Volunteers Help Special Olympics Succeed

HONOLULU (KHNL) - The Special Olympics program is run almost entirely by volunteers. Throughout Hawaii, more than 6,000 volunteers work together all year so that events like the summer games, can happen.

Team coaches, the set-up crew, and the security detail -- all volunteers. They're quite a diverse group. Military troops, police officers, even women from the community correctional center.

"There's thousands of volunteers. People are so so giving as far as coming out here, and giving of their own personal time," said Bryan Wauke, Assistant Chief, Honolulu Police Department.

"It sounded like a good opportunity to get involved in the community and a rewarding experience to work with the athletes here," said Curan Clonch, U.S. Air Force volunteer.

Volunteers are the heart of the program. With only 9 full time staff members, the 2,500 volunteers are a big part of making it all happen.

We asked president and CEO Nancy Botello what would happen, without the volunteers.

"It wouldn't happen, we couldn't do it without the volunteers. Special Olympics really is the largest grass roots volunteer program in the nation, probably the world and we just couldn't do it without them."

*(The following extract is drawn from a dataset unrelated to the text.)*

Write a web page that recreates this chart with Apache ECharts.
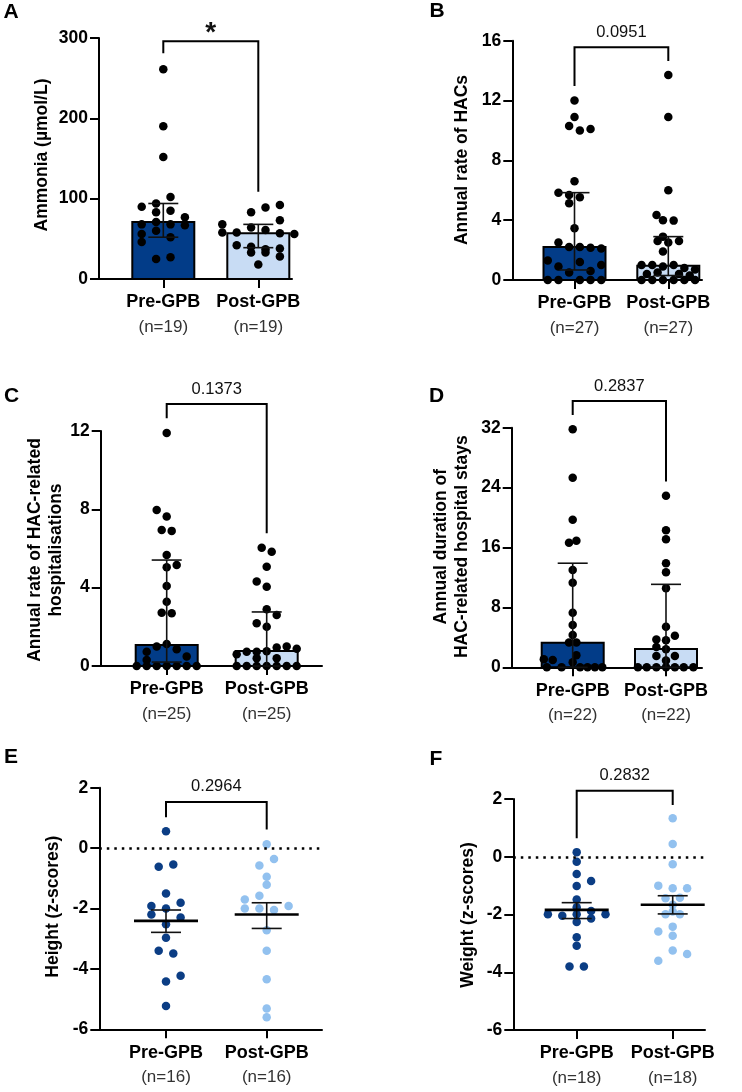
<!DOCTYPE html>
<html>
<head>
<meta charset="utf-8">
<script src="https://cdn.jsdelivr.net/npm/echarts@6/dist/echarts.min.js"></script>
<style>
  html, body { margin: 0; padding: 0; background: #fff; }
  #chart { width: 742px; height: 1092px; }
</style>
</head>
<body>
<div id="chart"></div>
<script>
const GROUPS = ['Pre-GPB', 'Post-GPB'];

// each point is [swarm column, value]

// A - ammonia
const ammoniaTicks = [0, 100, 200, 300];
const ammoniaN = [19, 19];
const ammoniaMedian = [71, 57];
const ammoniaIqr = [[52, 94], [39, 68]];
const ammoniaPre = [[0, 261], [0, 190], [0, 152], [0.5, 102], [-0.5, 94], [-1.5, 90], [-0.5, 83], [0.5, 85],
  [1.5, 77], [-1.5, 68], [-0.5, 71], [0.5, 68], [1.5, 67], [-0.5, 60], [0.5, 52], [-1.5, 46], [-1.5, 56],
  [-0.5, 25], [0.5, 27]];
const ammoniaPost = [[1.5, 92], [0.5, 89], [-0.5, 83], [1.5, 73], [-2.5, 68], [-0.5, 64], [0.5, 61], [-2.5, 58],
  [-1.5, 58], [1.5, 57], [2.5, 56], [-1.5, 42], [-0.5, 40], [1.5, 38], [0.5, 37], [-0.5, 33], [0.5, 33],
  [1.5, 28], [0, 18]];
const ammoniaBracket = [281, 296, 108.6];

// B - annual rate of HACs
const hacTicks = [0, 4, 8, 12, 16];
const hacN = [27, 27];
const hacMedian = [2.2, 0.96];
const hacIqr = [[0.67, 5.84], [0.3, 2.9]];
const hacPre = [[0, 12], [0, 10.9], [-0.5, 10.3], [0.5, 10.0], [1.5, 10.1], [0, 6.6], [-1.5, 5.84], [-0.5, 5.68],
  [0.5, 5.53], [-0.5, 5.13], [0, 3.46], [-1.5, 2.5], [-0.5, 2.2], [0.5, 2.2], [1.5, 2.15], [2.5, 2.1],
  [-2.5, 1.3], [-1.5, 0.9], [0.5, 1.2], [2.5, 1.0], [-0.5, 0.5], [1.5, 0.6], [-2.5, 0], [-1.5, 0], [0.5, 0],
  [1.5, 0], [2.5, 0]];
const hacPost = [[0, 13.7], [0, 10.9], [0, 6.0], [-1.1, 4.34], [-0.5, 4.0], [0.5, 3.97], [-0.5, 2.9], [-1, 2.6],
  [0, 2.5], [1, 2.6], [-0.5, 1.9], [-2.5, 1.0], [-1.5, 1.0], [-0.5, 0.9], [0.5, 1.0], [1.5, 0.8], [2.5, 0.7],
  [-2, 0.4], [-1, 0.5], [1, 0.4], [2, 0.3], [-2.5, 0], [-1.5, 0], [-0.5, 0], [0.5, 0], [1.5, 0], [2.5, 0]];
const hacBracket = [12.97, 15.56, 14.64];

// C - annual rate of HAC-related hospitalisations
const hospTicks = [0, 4, 8, 12];
const hospN = [25, 25];
const hospMedian = [1.07, 0.77];
const hospIqr = [[0.2, 5.41], [0, 2.76]];
const hospPre = [[0, 11.9], [-1, 7.97], [0, 7.63], [-0.5, 6.95], [0.5, 6.9], [0, 5.67], [0, 5.04], [1, 5.16],
  [0, 4.09], [0, 3.28], [-0.5, 2.72], [0.5, 2.69], [-2, 0.73], [-1, 0.99], [0, 1.12], [1, 0.85], [2, 0.48],
  [-2, 0.31], [-3, 0], [-2, 0], [-1, 0], [0, 0], [1, 0], [2, 0], [3, 0]];
const hospPost = [[-0.5, 6.04], [0.5, 5.84], [0, 5.07], [-1, 4.31], [0, 4.05], [0, 2.9], [1, 2.6], [-1, 2.18],
  [0, 2.0], [-2, 0.73], [-1, 0.73], [0, 0.75], [1, 0.95], [2, 0.99], [3, 0.88], [-1, 0.39], [1, 0.39],
  [-3, 0.6], [-3, 0], [-2, 0], [-1, 0], [0, 0], [1, 0], [2, 0], [3, 0]];
const hospBracket = [12.65, 13.38, 6.78];

// D - annual duration of HAC-related hospital stays
const stayTicks = [0, 8, 16, 24, 32];
const stayN = [22, 22];
const stayMedian = [3.28, 2.44];
const stayIqr = [[0, 13.9], [0, 11.08]];
const stayPre = [[0, 31.8], [0, 25.3], [0, 19.7], [-0.5, 16.65], [0.5, 16.9], [0, 13.0], [0, 11.3], [0, 7.3],
  [0, 5.65], [0, 4.31], [-0.5, 3.3], [0.5, 3.3], [-3.9, 1.07], [-2.7, 0.97], [0, 0.67], [0.5, 1.6],
  [-3.5, 0], [-1.5, 0], [1, 0], [2, 0], [3, 0], [4, 0]];
const stayPost = [[0, 22.9], [0, 18.3], [0, 17.1], [0, 13.9], [0, 12.7], [0, 10.55], [0, 5.4], [-1.3, 3.7],
  [0, 3.6], [1.2, 4.2], [-1.3, 2.7], [0, 2.4], [-1.3, 1.5], [1.2, 1.5], [0, 0.9], [-3.8, 0], [-2.6, 0],
  [-1.3, 0], [0, 0], [1.2, 0], [2.4, 0], [3.7, 0]];
const stayBracket = [33.7, 35.56, 24.8];

// E - height z-scores
const heightTicks = [-6, -4, -2, 0, 2];
const heightN = [16, 16];
const heightMean = [-2.41, -2.2];
const heightSem = [[-2.79, -2.05], [-2.66, -1.81]];
const heightPre = [[0, 0.56], [-1, -0.62], [1, -0.54], [0, -1.5], [-2, -1.92], [2, -1.81], [0, -2.0], [-2, -2.2],
  [2, -2.3], [0, -2.52], [0, -2.97], [-1, -3.4], [1, -3.49], [2, -4.23], [0, -4.42], [0, -5.23]];
const heightPost = [[0, 0.13], [1, -0.36], [-1, -0.58], [0, -0.95], [0, -1.21], [-1, -1.58], [-3, -1.7],
  [-3, -2.0], [-1, -2.0], [1, -2.05], [3, -1.92], [0, -2.72], [0, -3.4], [0, -4.34], [0, -5.31], [0, -5.6]];
const heightBracket = [1.02, 1.53, 0.62];

// F - weight z-scores
const weightTicks = [-6, -4, -2, 0, 2];
const weightN = [18, 18];
const weightMean = [-1.84, -1.66];
const weightSem = [[-2.14, -1.59], [-1.98, -1.35]];
const weightPre = [[0, 0.16], [0, -0.17], [0, -0.6], [2, -0.84], [0, -1.01], [0, -1.48], [-4, -1.99], [-2, -2.04],
  [0, -1.99], [2, -1.88], [4, -1.99], [2, -2.14], [0, -2.26], [0, -2.79], [0, -3.08], [-1, -3.8], [1, -3.8],
  [0, -1.75]];
const weightPost = [[0, 1.33], [0, 0.44], [0, -0.26], [-2, -1.0], [0, -1.09], [2, -1.09], [-1, -1.44], [1, -1.42],
  [0, -1.66], [-1, -1.99], [1, -1.99], [0, -2.42], [-2, -2.59], [0, -2.74], [0, -3.25], [2, -3.37], [-2, -3.6],
  [0, -1.9]];
const weightBracket = [0.64, 2.29, 1.79];

const pLabels = ['*', '0.0951', '0.1373', '0.2837', '0.2964', '0.2832'];

const FONT = '"Liberation Sans", Arial, sans-serif';
const DARK = '#023c88';
const LIGHT = '#c8dcf4';
const DOT_DARK = '#0b3d84';
const DOT_LIGHT = '#92c1ef';

const panels = [
  { ticks: ammoniaTicks, n: ammoniaN, center: ammoniaMedian, err: ammoniaIqr, pre: ammoniaPre, post: ammoniaPost,
    bracket: ammoniaBracket, p: pLabels[0], bars: true,
    lay: { left: 99, top: 38, height: 241, right: 292, pre: 163.3, post: 258.3, step: 14.4 } },
  { ticks: hacTicks, n: hacN, center: hacMedian, err: hacIqr, pre: hacPre, post: hacPost,
    bracket: hacBracket, p: pLabels[1], bars: true,
    lay: { left: 512.3, top: 40.7, height: 239.3, right: 702, pre: 574.5, post: 668.3, step: 10.7 } },
  { ticks: hospTicks, n: hospN, center: hospMedian, err: hospIqr, pre: hospPre, post: hospPost,
    bracket: hospBracket, p: pLabels[2], bars: true,
    lay: { left: 100.7, top: 431, height: 235, right: 322, pre: 166.7, post: 266.7, step: 10 } },
  { ticks: stayTicks, n: stayN, center: stayMedian, err: stayIqr, pre: stayPre, post: stayPost,
    bracket: stayBracket, p: pLabels[3], bars: true,
    lay: { left: 511.7, top: 427.7, height: 239.6, right: 702, pre: 572.7, post: 666, step: 7.4 } },
  { ticks: heightTicks, n: heightN, center: heightMean, err: heightSem, pre: heightPre, post: heightPost,
    bracket: heightBracket, p: pLabels[4], bars: false,
    lay: { left: 99.3, top: 787.7, height: 241.6, right: 322, pre: 166, post: 266.7, step: 7.3 } },
  { ticks: weightTicks, n: weightN, center: weightMean, err: weightSem, pre: weightPre, post: weightPost,
    bracket: weightBracket, p: pLabels[5], bars: false,
    lay: { left: 513.3, top: 799, height: 231, right: 705, pre: 576.7, post: 672.7, step: 7.2 } }
];

const AXIS_LINE = { color: '#000', width: 2 };
const grids = [], xAxes = [], yAxes = [], series = [];

panels.forEach(function (d, i) {
  const L = d.lay;
  const span = L.post - L.pre;
  grids.push({ left: L.left, top: L.top, width: L.right - L.left, height: L.height });
  xAxes.push({
    gridIndex: i, type: 'value',
    min: (L.left - L.pre) / span, max: (L.right - L.pre) / span,
    axisLine: { show: true, onZero: false, lineStyle: AXIS_LINE },
    axisTick: { show: true, customValues: [0, 1], length: 9, lineStyle: AXIS_LINE },
    axisLabel: {
      show: true, customValues: [0, 1], margin: 12,
      formatter: function (v) {
        const g = Math.round(v);
        return '{a|' + GROUPS[g] + '}\n{b|(n=' + d.n[g] + ')}';
      },
      rich: {
        a: { fontFamily: FONT, fontWeight: 'bold', fontSize: 18, color: '#000', lineHeight: 23 },
        b: { fontFamily: FONT, fontSize: 17, color: '#333', lineHeight: 27 }
      }
    },
    splitLine: { show: false }
  });
  const t = d.ticks;
  yAxes.push({
    gridIndex: i, type: 'value',
    min: t[0], max: t[t.length - 1], interval: t[1] - t[0],
    axisLine: { show: true, onZero: false, lineStyle: AXIS_LINE },
    axisTick: { show: true, length: 9, lineStyle: AXIS_LINE },
    axisLabel: { fontFamily: FONT, fontWeight: 'bold', fontSize: 17.5, color: '#000', margin: 11 },
    splitLine: { show: false }
  });

  if (d.bars) {
    series.push({
      type: 'custom', xAxisIndex: i, yAxisIndex: i, z: 1, clip: false,
      data: d.center.map(function (v, g) { return [g, v]; }),
      renderItem: function (params, api) {
        const top = api.coord([api.value(0), api.value(1)]);
        const base = api.coord([api.value(0), 0]);
        return {
          type: 'rect',
          shape: { x: top[0] - 31, y: top[1], width: 62, height: base[1] - top[1] },
          style: { fill: params.dataIndex === 0 ? DARK : LIGHT, stroke: '#000', lineWidth: 2 }
        };
      }
    });
  }

  [d.pre, d.post].forEach(function (pts, g) {
    const s = {
      type: 'scatter', xAxisIndex: i, yAxisIndex: i, z: 3,
      symbol: 'circle', symbolSize: 8.5,
      itemStyle: { color: d.bars ? '#000' : (g === 0 ? DOT_DARK : DOT_LIGHT), opacity: 1 },
      data: pts.map(function (p) { return { value: [g, p[1]], symbolOffset: [p[0] * L.step, 0] }; })
    };
    if (!d.bars && g === 0) {
      s.markLine = {
        silent: true, symbol: 'none', label: { show: false },
        lineStyle: { color: '#000', width: 2.5, type: [2.5, 5] },
        data: [{ yAxis: 0 }]
      };
    }
    series.push(s);
  });

  series.push({
    type: 'custom', xAxisIndex: i, yAxisIndex: i, z: 4, clip: false,
    data: d.err.map(function (e, g) { return [g, e[0], e[1], d.center[g]]; }),
    renderItem: function (params, api) {
      const x = api.value(0);
      const lo = api.coord([x, api.value(1)]);
      const hi = api.coord([x, api.value(2)]);
      const mid = api.coord([x, api.value(3)]);
      const ls = { stroke: '#111', lineWidth: 1.6 };
      const kids = [
        { type: 'line', shape: { x1: lo[0], y1: lo[1], x2: hi[0], y2: hi[1] }, style: ls },
        { type: 'line', shape: { x1: lo[0] - 15, y1: lo[1], x2: lo[0] + 15, y2: lo[1] }, style: ls },
        { type: 'line', shape: { x1: hi[0] - 15, y1: hi[1], x2: hi[0] + 15, y2: hi[1] }, style: ls }
      ];
      if (!d.bars) {
        kids.push({ type: 'line', shape: { x1: mid[0] - 32, y1: mid[1], x2: mid[0] + 32, y2: mid[1] },
          style: { stroke: '#000', lineWidth: 2.6 } });
      }
      return { type: 'group', children: kids };
    }
  });

  series.push({
    type: 'custom', xAxisIndex: i, yAxisIndex: i, z: 5, clip: false,
    data: [d.bracket],
    renderItem: function (params, api) {
      const a = api.coord([0, api.value(0)]);
      const top = api.coord([0, api.value(1)]);
      const b = api.coord([1, api.value(2)]);
      const star = d.p === '*';
      return {
        type: 'group',
        children: [
          { type: 'polyline', shape: { points: [[a[0], a[1]], [a[0], top[1]], [b[0], top[1]], [b[0], b[1]]] },
            style: { stroke: '#000', lineWidth: 2, fill: null } },
          { type: 'text', x: (a[0] + b[0]) / 2, y: top[1] - (star ? 8 : 15),
            style: { text: d.p, fontFamily: FONT, fontSize: star ? 28 : 16.5, fontWeight: star ? 'bold' : 'normal',
              fill: '#111', align: 'center', verticalAlign: 'middle' } }
        ]
      };
    }
  });
});

function letter(txt, x, y) {
  return { type: 'text', x: x, y: y,
    style: { text: txt, fontFamily: FONT, fontWeight: 'bold', fontSize: 21, fill: '#000', align: 'center', verticalAlign: 'middle' } };
}
function yTitle(txt, x, y) {
  return { type: 'text', x: x, y: y, rotation: Math.PI / 2,
    style: { text: txt, fontFamily: FONT, fontWeight: 'bold', fontSize: 17.5, lineHeight: 21, fill: '#000',
      align: 'center', verticalAlign: 'middle' } };
}

const chart = echarts.init(document.getElementById('chart'));
chart.setOption({
  animation: false,
  backgroundColor: '#fff',
  grid: grids,
  xAxis: xAxes,
  yAxis: yAxes,
  series: series,
  graphic: [
    letter('A', 11, 12.5), letter('B', 437, 11.5), letter('C', 11.5, 396.5),
    letter('D', 436.5, 396.5), letter('E', 11, 757.5), letter('F', 436, 759),
    yTitle('Ammonia (µmol/L)', 41.7, 155),
    yTitle('Annual rate of HACs', 461.7, 160),
    yTitle('Annual rate of HAC-related\nhospitalisations', 45.5, 550),
    yTitle('Annual duration of\nHAC-related hospital stays', 452, 546.7),
    yTitle('Height (z-scores)', 53.3, 906.7),
    yTitle('Weight (z-scores)', 468.3, 915)
  ]
});
</script>
</body>
</html>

These volunteers give a lot to the special olympians, but they get back even more.

"A lot of volunteers come to me and say, I came here thinking I was going to do something good, and they walk away feeling larger. They feel empowered too, they see the good of what they do."

"It feels great to do something good for the community and thats what its all about."

No matter what you're skill, officiating, marketing, or just cheering; Special Olympics Hawaii says they always need volunteers.